Transcribe the data in full and exactly, omitting any pictures.

• **Information provided**:
————————

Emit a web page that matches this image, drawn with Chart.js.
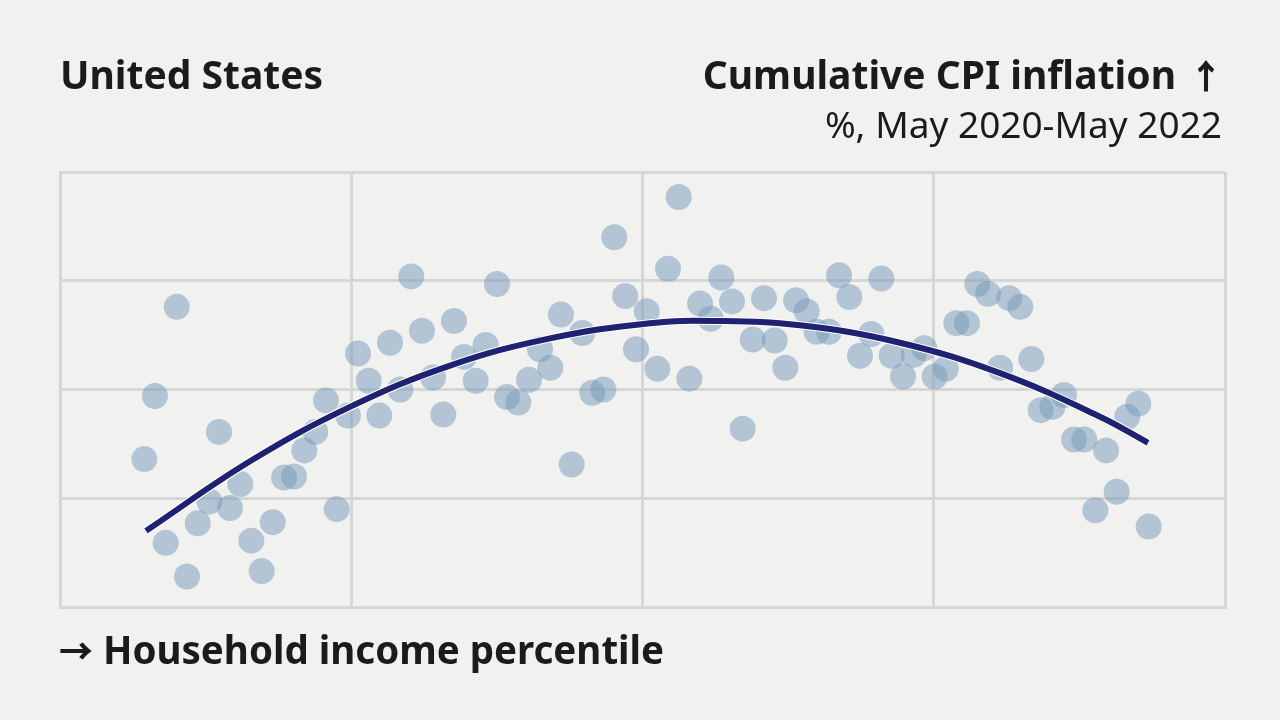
<!DOCTYPE html>
<html>
<head>
<meta charset="utf-8">
<script src="https://cdn.jsdelivr.net/npm/chart.js@4.4.1/dist/chart.umd.min.js"></script>
<style>
    html, body { margin: 0; padding: 0; background: #f1f1ef; }
    #wrap { position: relative; width: 1280px; height: 720px; overflow: hidden; font-family: "Noto Sans", sans-serif; color: #1b1b1b; }
    #chart { position: absolute; left: 0; top: 0; }
    .lbl { position: absolute; line-height: 1; white-space: nowrap; }
    .arr { font-family: "Noto Sans CJK SC", "DejaVu Sans", sans-serif; font-weight: 900; font-size: 34px; }
    #ytitle .arr { margin-left: 13px; }
    #xtitle .arr { margin-right: 10px; }
    #title { left: 60px; top: 54px; font-size: 39px; font-weight: 700; }
    #ytitle { right: 57px; top: 54px; font-size: 39px; font-weight: 700; }
    #ysub { right: 58px; top: 105px; font-size: 37px; font-weight: 400; }
    #xtitle { left: 59px; top: 630px; font-size: 38.5px; font-weight: 700; }
</style>
</head>
<body>
<div id="wrap">
    <canvas id="chart" width="1280" height="720"></canvas>
    <div class="lbl" id="title">United States</div>
    <div class="lbl" id="ytitle">Cumulative CPI inflation<span class="arr">↑</span></div>
    <div class="lbl" id="ysub">%, May 2020-May 2022</div>
    <div class="lbl" id="xtitle"><span class="arr">→</span>Household income percentile</div>
</div>
<script>
// Scatter: household income percentile vs cumulative CPI inflation
const incomePct = [
    7.24, 8.15, 9.07, 10.02, 10.90, 11.82, 12.82, 13.65, 14.59, 15.48,
    16.42, 17.31, 18.26, 19.23, 20.09, 20.97, 21.91, 22.83, 23.75, 24.72,
    25.58, 26.50, 27.41, 28.33, 29.21, 30.15, 31.07, 32.02, 32.90, 33.82,
    34.68, 35.68, 36.54, 37.51, 38.37, 39.34, 40.26, 41.20, 42.09, 43.00,
    43.92, 44.83, 45.69, 46.64, 47.58, 48.52, 49.44, 50.36, 51.27, 52.19,
    53.11, 54.02, 54.94, 55.85, 56.76, 57.68, 58.60, 59.46, 60.43, 61.35,
    62.26, 63.18, 64.09, 64.95, 66.01, 66.87, 67.75, 68.67, 69.64, 70.50,
    71.39, 72.36, 73.28, 74.19, 75.08, 76.03, 76.94, 77.85, 78.74, 79.66,
    80.69, 81.48, 82.43, 83.37, 84.18, 85.18, 86.18, 87.04, 87.92, 88.87,
    89.79, 90.70, 91.61, 92.56, 93.45
];
const inflation = [
    13.36, 13.94, 12.59, 14.76, 12.28, 12.77, 12.97, 13.61, 12.91, 13.13,
    12.61, 12.33, 12.78, 13.19, 13.20, 13.44, 13.61, 13.90, 12.90, 13.76,
    14.33, 14.08, 13.76, 14.43, 14.00, 15.04, 14.54, 14.11, 13.77, 14.63,
    14.30, 14.08, 14.41, 14.97, 13.93, 13.88, 14.09, 14.37, 14.20, 14.69,
    13.31, 14.52, 13.97, 14.00, 15.40, 14.86, 14.37, 14.72, 14.19, 15.11,
    15.77, 14.10, 14.79, 14.65, 15.03, 14.81, 13.64, 14.46, 14.84, 14.45,
    14.20, 14.82, 14.72, 14.53, 14.53, 15.05, 14.85, 14.31, 14.51, 15.02,
    14.31, 14.12, 14.32, 14.38, 14.12, 14.19, 14.61, 14.61, 14.97, 14.88,
    14.20, 14.84, 14.76, 14.28, 13.81, 13.84, 13.95, 13.54, 13.54, 12.89,
    13.44, 13.06, 13.75, 13.87, 12.74
];

// Fitted curve, points
const fitPct       = [7.38, 16.31, 24.89, 33.48, 42.06, 50.64, 56.22, 63.52, 72.10, 80.69, 89.27, 93.39];
const fitInflation = [12.70, 13.34, 13.84, 14.22, 14.47, 14.61, 14.63, 14.59, 14.43, 14.15, 13.75, 13.51];

// Axis extents and gridline spacing (no tick labels are shown)
const xMin = 0, xMax = 100, xStep = 25;
const yMin = 12, yMax = 16, yStep = 1;

const toPoints = (xs, ys) => xs.map((x, i) => ({ x, y: ys[i] }));

const gridColor = "#d6d6d4";

new Chart(document.getElementById("chart"), {
    type: "scatter",
    data: {
        datasets: [
            {
                label: "Fit",
                data: toPoints(fitPct, fitInflation),
                showLine: true,
                borderColor: "#1e2270",
                borderWidth: 6,
                borderCapStyle: "butt",
                pointRadius: 0,
                tension: 0.4,
                order: 0,
            },
            {
                label: "Fit halo",
                data: toPoints(fitPct, fitInflation),
                showLine: true,
                borderColor: "#ffffff",
                borderWidth: 8,
                borderCapStyle: "butt",
                pointRadius: 0,
                tension: 0.4,
                order: 1,
            },
            {
                label: "Households",
                data: toPoints(incomePct, inflation),
                pointRadius: 13,
                pointHoverRadius: 13,
                pointBackgroundColor: "rgba(118, 152, 186, 0.5)",
                pointBorderWidth: 0,
                order: 2,
            },
        ],
    },
    options: {
        responsive: false,
        animation: false,
        events: [],
        layout: { padding: { left: 60, right: 55, top: 172, bottom: 113 } },
        plugins: {
            legend: { display: false },
            tooltip: { enabled: false },
        },
        scales: {
            x: {
                type: "linear",
                min: xMin, max: xMax,
                ticks: { display: false, stepSize: xStep },
                grid: { color: gridColor, lineWidth: 3, drawTicks: false },
                border: { display: true, color: gridColor, width: 3 },
                afterFit: s => { s.height = 0; },
            },
            y: {
                type: "linear",
                min: yMin, max: yMax,
                ticks: { display: false, stepSize: yStep },
                grid: { color: gridColor, lineWidth: 3, drawTicks: false },
                border: { display: true, color: gridColor, width: 3 },
                afterFit: s => { s.width = 0; },
            },
        },
    },
});
</script>
</body>
</html>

————————

• **Output**:
Emit a web page that matches this image, drawn with Chart.js.
<!DOCTYPE html>
<html>
<head>
<meta charset="utf-8">
<script src="https://cdn.jsdelivr.net/npm/chart.js@4.4.1/dist/chart.umd.min.js"></script>
<style>
    html, body { margin: 0; padding: 0; background: #f1f1ef; }
    #wrap { position: relative; width: 1280px; height: 720px; overflow: hidden; font-family: "Noto Sans", sans-serif; color: #1b1b1b; }
    #chart { position: absolute; left: 0; top: 0; }
    .lbl { position: absolute; line-height: 1; white-space: nowrap; }
    .arr { font-family: "Noto Sans CJK SC", "DejaVu Sans", sans-serif; font-weight: 900; font-size: 34px; }
    #ytitle .arr { margin-left: 13px; }
    #xtitle .arr { margin-right: 10px; }
    #title { left: 60px; top: 54px; font-size: 39px; font-weight: 700; }
    #ytitle { right: 57px; top: 54px; font-size: 39px; font-weight: 700; }
    #ysub { right: 58px; top: 105px; font-size: 37px; font-weight: 400; }
    #xtitle { left: 59px; top: 630px; font-size: 38.5px; font-weight: 700; }
</style>
</head>
<body>
<div id="wrap">
    <canvas id="chart" width="1280" height="720"></canvas>
    <div class="lbl" id="title">United States</div>
    <div class="lbl" id="ytitle">Cumulative CPI inflation<span class="arr">↑</span></div>
    <div class="lbl" id="ysub">%, May 2020-May 2022</div>
    <div class="lbl" id="xtitle"><span class="arr">→</span>Household income percentile</div>
</div>
<script>
// Scatter: household income percentile vs cumulative CPI inflation
const incomePct = [
    7.24, 8.15, 9.07, 10.02, 10.90, 11.82, 12.82, 13.65, 14.59, 15.48,
    16.42, 17.31, 18.26, 19.23, 20.09, 20.97, 21.91, 22.83, 23.75, 24.72,
    25.58, 26.50, 27.41, 28.33, 29.21, 30.15, 31.07, 32.02, 32.90, 33.82,
    34.68, 35.68, 36.54, 37.51, 38.37, 39.34, 40.26, 41.20, 42.09, 43.00,
    43.92, 44.83, 45.69, 46.64, 47.58, 48.52, 49.44, 50.36, 51.27, 52.19,
    53.11, 54.02, 54.94, 55.85, 56.76, 57.68, 58.60, 59.46, 60.43, 61.35,
    62.26, 63.18, 64.09, 64.95, 66.01, 66.87, 67.75, 68.67, 69.64, 70.50,
    71.39, 72.36, 73.28, 74.19, 75.08, 76.03, 76.94, 77.85, 78.74, 79.66,
    80.69, 81.48, 82.43, 83.37, 84.18, 85.18, 86.18, 87.04, 87.92, 88.87,
    89.79, 90.70, 91.61, 92.56, 93.45
];
const inflation = [
    13.36, 13.94, 12.59, 14.76, 12.28, 12.77, 12.97, 13.61, 12.91, 13.13,
    12.61, 12.33, 12.78, 13.19, 13.20, 13.44, 13.61, 13.90, 12.90, 13.76,
    14.33, 14.08, 13.76, 14.43, 14.00, 15.04, 14.54, 14.11, 13.77, 14.63,
    14.30, 14.08, 14.41, 14.97, 13.93, 13.88, 14.09, 14.37, 14.20, 14.69,
    13.31, 14.52, 13.97, 14.00, 15.40, 14.86, 14.37, 14.72, 14.19, 15.11,
    15.77, 14.10, 14.79, 14.65, 15.03, 14.81, 13.64, 14.46, 14.84, 14.45,
    14.20, 14.82, 14.72, 14.53, 14.53, 15.05, 14.85, 14.31, 14.51, 15.02,
    14.31, 14.12, 14.32, 14.38, 14.12, 14.19, 14.61, 14.61, 14.97, 14.88,
    14.20, 14.84, 14.76, 14.28, 13.81, 13.84, 13.95, 13.54, 13.54, 12.89,
    13.44, 13.06, 13.75, 13.87, 12.74
];

// Fitted curve, points
const fitPct       = [7.38, 16.31, 24.89, 33.48, 42.06, 50.64, 56.22, 63.52, 72.10, 80.69, 89.27, 93.39];
const fitInflation = [12.70, 13.34, 13.84, 14.22, 14.47, 14.61, 14.63, 14.59, 14.43, 14.15, 13.75, 13.51];

// Axis extents and gridline spacing (no tick labels are shown)
const xMin = 0, xMax = 100, xStep = 25;
const yMin = 12, yMax = 16, yStep = 1;

const toPoints = (xs, ys) => xs.map((x, i) => ({ x, y: ys[i] }));

const gridColor = "#d6d6d4";

new Chart(document.getElementById("chart"), {
    type: "scatter",
    data: {
        datasets: [
            {
                label: "Fit",
                data: toPoints(fitPct, fitInflation),
                showLine: true,
                borderColor: "#1e2270",
                borderWidth: 6,
                borderCapStyle: "butt",
                pointRadius: 0,
                tension: 0.4,
                order: 0,
            },
            {
                label: "Fit halo",
                data: toPoints(fitPct, fitInflation),
                showLine: true,
                borderColor: "#ffffff",
                borderWidth: 8,
                borderCapStyle: "butt",
                pointRadius: 0,
                tension: 0.4,
                order: 1,
            },
            {
                label: "Households",
                data: toPoints(incomePct, inflation),
                pointRadius: 13,
                pointHoverRadius: 13,
                pointBackgroundColor: "rgba(118, 152, 186, 0.5)",
                pointBorderWidth: 0,
                order: 2,
            },
        ],
    },
    options: {
        responsive: false,
        animation: false,
        events: [],
        layout: { padding: { left: 60, right: 55, top: 172, bottom: 113 } },
        plugins: {
            legend: { display: false },
            tooltip: { enabled: false },
        },
        scales: {
            x: {
                type: "linear",
                min: xMin, max: xMax,
                ticks: { display: false, stepSize: xStep },
                grid: { color: gridColor, lineWidth: 3, drawTicks: false },
                border: { display: true, color: gridColor, width: 3 },
                afterFit: s => { s.height = 0; },
            },
            y: {
                type: "linear",
                min: yMin, max: yMax,
                ticks: { display: false, stepSize: yStep },
                grid: { color: gridColor, lineWidth: 3, drawTicks: false },
                border: { display: true, color: gridColor, width: 3 },
                afterFit: s => { s.width = 0; },
            },
        },
    },
});
</script>
</body>
</html>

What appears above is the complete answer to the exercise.